“Don’t think!” my mom used to tell me. She intended this curious command as advice to help me fall asleep. Love you, Mom, but … that was never gonna work.

Looking back, I see that the best way to manage my young and restless life would have simply been to let me to read a good book. I could never fall asleep at the early bedtime she prescribed for me. So each night I’d lie there for a couple of hours—an eternity to an 8-year-old boy.

Mom’s well-meaning advice was impossible. How do you stop thinking?

I heard another futile command as a child, this one from preachers: “Never do meditation!” Okay, I thought. After all, you’re the preacher.

But taken at face value, “Don’t meditate” is as foolish as being told not to think.

What these preachers were actually warning us against was the practice of emptying your mind, which is the opposite of biblical meditation. However, they didn’t bother to make this critical distinction from the pulpit. Meditation was bad! Being told what to think by people such as themselves was good. Sit there quietly. Listen to me. Believe what I say uncritically.

That is not a wise approach to anything. Meditation is commanded in the Bible, as is the wisdom of questioning what you’re told to believe. It’s a vital part of spiritual discipline and growth. And for a guy like me—a mercurial, walking definition of Attention Deficit Disorder—meditation plays an especially crucial role. It’s a way to focus and to learn how to direct my will.

Thinking wildly and haphazardly comes easily to me. Focus and intentionality are difficult. The practice of meditation has come in fits and starts. How am I supposed to weave this into the fabric of my life?

This will look different for every person, but for me it has three critical aspects: prayer, reading, and journaling. Prayer especially can be a struggle for me. The other two come much more naturally.

Okay, so what does that all look like? First, I have to build a routine into my life. From this framework I can do the things I need to do. The framework has to become part of my life, as opposed to a to-do list. It’s not a check-the-box kind of thing. Meditation needs to become a part of who I am as a person.

Each morning, once I’m fully awake, I read an online devotional. Right now, it’s Oswald Chambers’ My Utmost for His Highest (Warning, Chambers can be hard to understand. But for me, that fuels my meditation.) One nice feature of the online version of My Utmost for His Highest is a link to read through the Bible in one year. I click on the link, and it takes me to my favorite version of Scripture. As I read (typically three chapters), I make quick notes on my laptop. Almost invariably (unless my mind is far, far away), questions will come to mind. I write these down. Sometimes the reading prompts me to check out something in another part of the Bible. I’ll make a note of what I learn. Sometimes I see things I never noticed before. Other times, I’m left with questions that I can’t possibly answer. Such questions bother me far less than they used to. As I’ve grown spiritually over the years, I’ve learned that I can trust God with the things I can’t ever learn. He’s got that.

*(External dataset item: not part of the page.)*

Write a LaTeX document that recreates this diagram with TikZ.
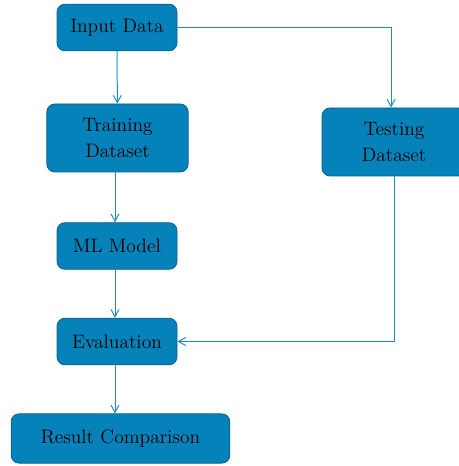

As I read, I need to let the text of Scripture say what it says. I can’t try to explain things away; I can’t dismiss things. I need to think on them. I can’t be reading His words with my agenda in the foreground; that always proves counterproductive. Why does God want us to know the information on these pages? What is going on here? God will comfort me in my doubt and bewilderment, but first He will take me way, way out of my comfort zone. That’s part of growing.

Prayer is a vital part of this framework, and it’s the part I struggle with the most. So I’ve learned to simply ask God to fill me with His Spirit today. I admit to Him where I’m struggling in life. That’s just simple honesty. He already knows anyway. Why not talk to Him about it? Then I try to linger in that moment. For me, I might need to go for a walk to do this meditative prayer, listening for God. Sometimes I meditate while running. It’s a chance for me to be quiet while remaining active.

If you’ve read this far, you might want to know what this may actually look like for me. If so, here’s an example of something in Scripture that really got me to meditate. I was reading in Revelation where John the disciple is talking about his vision of heaven. John is emotional to the point of weeping uncontrollably, but someone—an elder—consoles him by pointing Him to Christ. “Look,” says the elder, “the Lion of the tribe of Judah, the heir to David’s throne, has triumphed” (Revelation 5:5). What John sees next is so counterintuitive it’s difficult to comprehend.

“Then I saw a Lamb that looked as if it had been slaughtered,” writes John (v. 6). That Lamb, of course, is also the Lion of Judah just referred to.

Here’s what I don’t understand. Are these just metaphors to help us understand various aspects of Christ? I can understand the lion imagery speaking of His fearsome power while the lamb imagery shows us His perfect sacrifice for our sins. But . . . this is a vision of heaven. When we look at Jesus the Messiah, will we always see His wounds from the crucifixion? Is that a part of what this is telling us?

That’s something I could meditate on for the rest of my life and never fully understand.

I could talk a lot more about this—particularly my struggles with prayer—but that’s a topic for another blog. Today, I need to stay focused.